__Material__.

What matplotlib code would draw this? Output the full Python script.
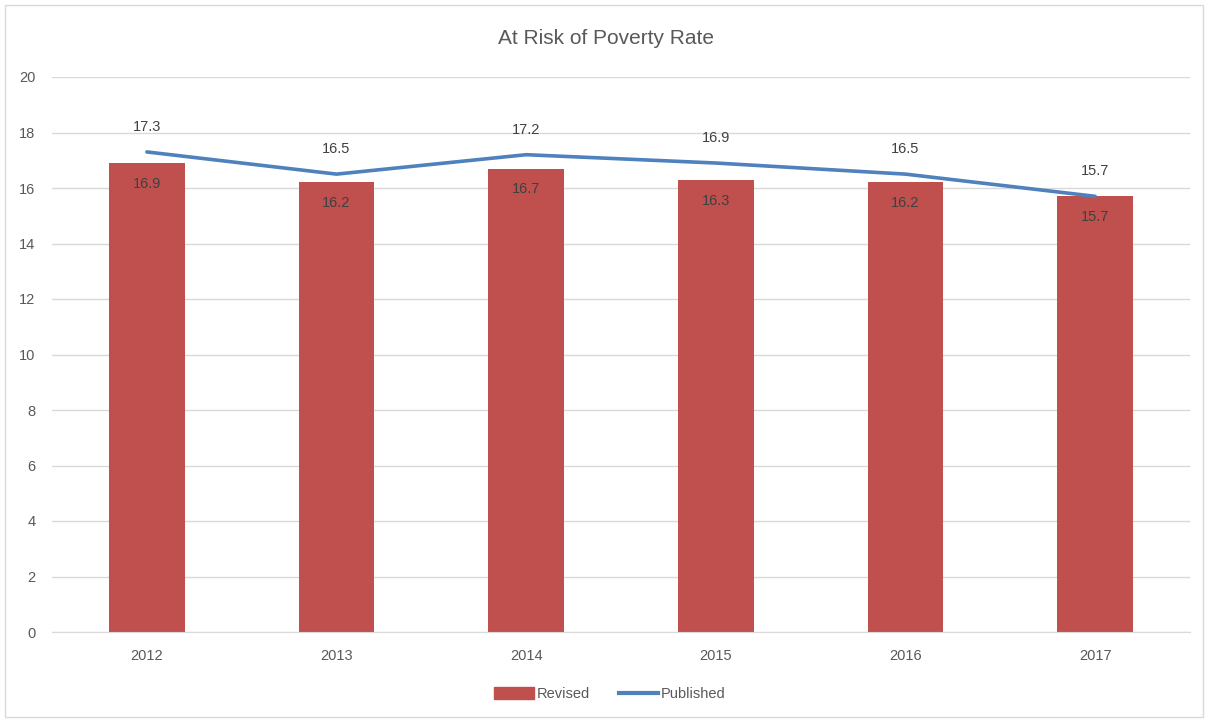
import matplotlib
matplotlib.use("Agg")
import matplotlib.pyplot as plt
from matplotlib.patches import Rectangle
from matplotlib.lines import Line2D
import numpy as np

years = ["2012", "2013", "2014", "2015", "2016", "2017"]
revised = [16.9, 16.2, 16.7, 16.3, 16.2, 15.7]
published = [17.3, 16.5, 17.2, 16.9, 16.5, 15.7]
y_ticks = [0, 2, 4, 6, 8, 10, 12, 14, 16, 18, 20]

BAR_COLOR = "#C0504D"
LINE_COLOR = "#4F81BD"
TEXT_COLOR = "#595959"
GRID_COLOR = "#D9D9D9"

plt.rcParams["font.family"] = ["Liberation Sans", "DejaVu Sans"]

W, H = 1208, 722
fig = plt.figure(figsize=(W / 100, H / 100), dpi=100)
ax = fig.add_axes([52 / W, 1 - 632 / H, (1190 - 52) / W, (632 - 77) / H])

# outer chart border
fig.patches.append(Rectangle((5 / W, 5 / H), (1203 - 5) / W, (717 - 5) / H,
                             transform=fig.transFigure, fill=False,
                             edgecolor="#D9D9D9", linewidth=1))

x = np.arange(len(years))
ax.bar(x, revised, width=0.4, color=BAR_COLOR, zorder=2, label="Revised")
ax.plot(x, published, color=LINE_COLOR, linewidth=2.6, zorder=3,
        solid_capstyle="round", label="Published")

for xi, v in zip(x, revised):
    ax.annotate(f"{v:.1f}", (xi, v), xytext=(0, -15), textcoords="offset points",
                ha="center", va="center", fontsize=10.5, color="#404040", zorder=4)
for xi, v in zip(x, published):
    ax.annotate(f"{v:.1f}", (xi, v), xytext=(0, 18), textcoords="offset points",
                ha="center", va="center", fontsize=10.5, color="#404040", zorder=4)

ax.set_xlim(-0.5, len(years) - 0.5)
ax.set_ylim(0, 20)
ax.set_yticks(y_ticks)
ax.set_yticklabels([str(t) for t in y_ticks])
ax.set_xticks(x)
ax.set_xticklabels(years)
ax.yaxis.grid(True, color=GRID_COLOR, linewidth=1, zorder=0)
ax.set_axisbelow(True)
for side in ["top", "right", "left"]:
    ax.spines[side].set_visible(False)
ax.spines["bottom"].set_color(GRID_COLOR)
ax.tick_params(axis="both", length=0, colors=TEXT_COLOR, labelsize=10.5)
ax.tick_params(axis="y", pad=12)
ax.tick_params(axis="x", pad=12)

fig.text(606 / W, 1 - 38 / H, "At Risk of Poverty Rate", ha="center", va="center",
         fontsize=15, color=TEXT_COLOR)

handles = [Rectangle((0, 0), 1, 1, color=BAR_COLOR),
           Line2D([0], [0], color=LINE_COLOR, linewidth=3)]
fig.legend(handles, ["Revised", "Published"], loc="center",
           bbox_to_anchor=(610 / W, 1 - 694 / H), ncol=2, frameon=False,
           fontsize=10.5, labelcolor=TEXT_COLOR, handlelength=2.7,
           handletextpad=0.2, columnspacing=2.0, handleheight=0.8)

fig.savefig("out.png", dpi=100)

__Your goal__.
Set the listing down in full and exactly. Pictures within it should not appear in the copy.

__Finished exercise__.
What matplotlib code would draw this? Output the full Python script.
import matplotlib
matplotlib.use("Agg")
import matplotlib.pyplot as plt
from matplotlib.patches import Rectangle
from matplotlib.lines import Line2D
import numpy as np

years = ["2012", "2013", "2014", "2015", "2016", "2017"]
revised = [16.9, 16.2, 16.7, 16.3, 16.2, 15.7]
published = [17.3, 16.5, 17.2, 16.9, 16.5, 15.7]
y_ticks = [0, 2, 4, 6, 8, 10, 12, 14, 16, 18, 20]

BAR_COLOR = "#C0504D"
LINE_COLOR = "#4F81BD"
TEXT_COLOR = "#595959"
GRID_COLOR = "#D9D9D9"

plt.rcParams["font.family"] = ["Liberation Sans", "DejaVu Sans"]

W, H = 1208, 722
fig = plt.figure(figsize=(W / 100, H / 100), dpi=100)
ax = fig.add_axes([52 / W, 1 - 632 / H, (1190 - 52) / W, (632 - 77) / H])

# outer chart border
fig.patches.append(Rectangle((5 / W, 5 / H), (1203 - 5) / W, (717 - 5) / H,
                             transform=fig.transFigure, fill=False,
                             edgecolor="#D9D9D9", linewidth=1))

x = np.arange(len(years))
ax.bar(x, revised, width=0.4, color=BAR_COLOR, zorder=2, label="Revised")
ax.plot(x, published, color=LINE_COLOR, linewidth=2.6, zorder=3,
        solid_capstyle="round", label="Published")

for xi, v in zip(x, revised):
    ax.annotate(f"{v:.1f}", (xi, v), xytext=(0, -15), textcoords="offset points",
                ha="center", va="center", fontsize=10.5, color="#404040", zorder=4)
for xi, v in zip(x, published):
    ax.annotate(f"{v:.1f}", (xi, v), xytext=(0, 18), textcoords="offset points",
                ha="center", va="center", fontsize=10.5, color="#404040", zorder=4)

ax.set_xlim(-0.5, len(years) - 0.5)
ax.set_ylim(0, 20)
ax.set_yticks(y_ticks)
ax.set_yticklabels([str(t) for t in y_ticks])
ax.set_xticks(x)
ax.set_xticklabels(years)
ax.yaxis.grid(True, color=GRID_COLOR, linewidth=1, zorder=0)
ax.set_axisbelow(True)
for side in ["top", "right", "left"]:
    ax.spines[side].set_visible(False)
ax.spines["bottom"].set_color(GRID_COLOR)
ax.tick_params(axis="both", length=0, colors=TEXT_COLOR, labelsize=10.5)
ax.tick_params(axis="y", pad=12)
ax.tick_params(axis="x", pad=12)

fig.text(606 / W, 1 - 38 / H, "At Risk of Poverty Rate", ha="center", va="center",
         fontsize=15, color=TEXT_COLOR)

handles = [Rectangle((0, 0), 1, 1, color=BAR_COLOR),
           Line2D([0], [0], color=LINE_COLOR, linewidth=3)]
fig.legend(handles, ["Revised", "Published"], loc="center",
           bbox_to_anchor=(610 / W, 1 - 694 / H), ncol=2, frameon=False,
           fontsize=10.5, labelcolor=TEXT_COLOR, handlelength=2.7,
           handletextpad=0.2, columnspacing=2.0, handleheight=0.8)

fig.savefig("out.png", dpi=100)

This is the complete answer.